When Reverend Jeff Hood first heard the sounds of gunshots in Dallas Thursday night, he thought they might be fireworks.
“But then after hearing the noise, I very much, very quickly realized that it was gunfire,” Hood, who organized the protest, told TIME’s Joey Lautrup, adding that he began feeling his own chest and shirt because he thought he may have been hit.
Five police officers were killed and multiple others wounded in the shooting, which became the deadliest day for U.S. police since the terror attacks on September 11, 2001. One shooter, identified as Micah Johnson, was killed after a standoff with police.
Hood said the purpose of his protest was to fight against violence in the wake of two shootings of black men by police this week. “Right before the shots rang out, I had been sitting there talking to a sergeant in the Dallas police department about how peaceful and nonviolent the protest had been,” he said.
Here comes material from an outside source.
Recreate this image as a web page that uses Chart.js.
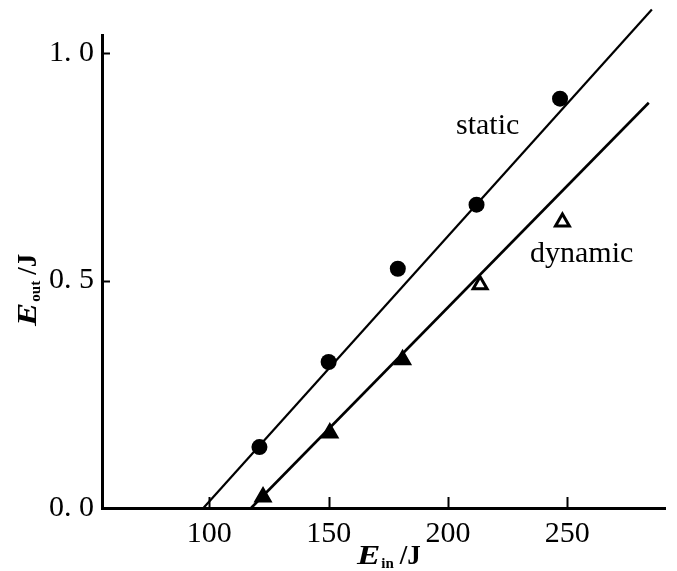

But once the violence began, Hood sprang into action: “After the shots went off, I was carrying a cross, and I turned around, and that cross turned into a shepherd’s staff, and I just was trying to help people get out of the street and saying run, run, run.”
Hood got separated from his wife in the mayhem, and said he wasn’t able to get back in touch with her until more than three hours later when she saw him on television and called the TV station. “I’m sitting there at that point just devastated and crying and just upset that such a, what was a beautiful night, a beautiful protest, a strong protest could turn into something so evil so quickly,” he said.
“The protest was about pushing, you know, getting out frustration,” he continued. “[But] after the officers got hit, and you know, we started learning the full extent of what was happening, it was all about love. It was all it could be about.”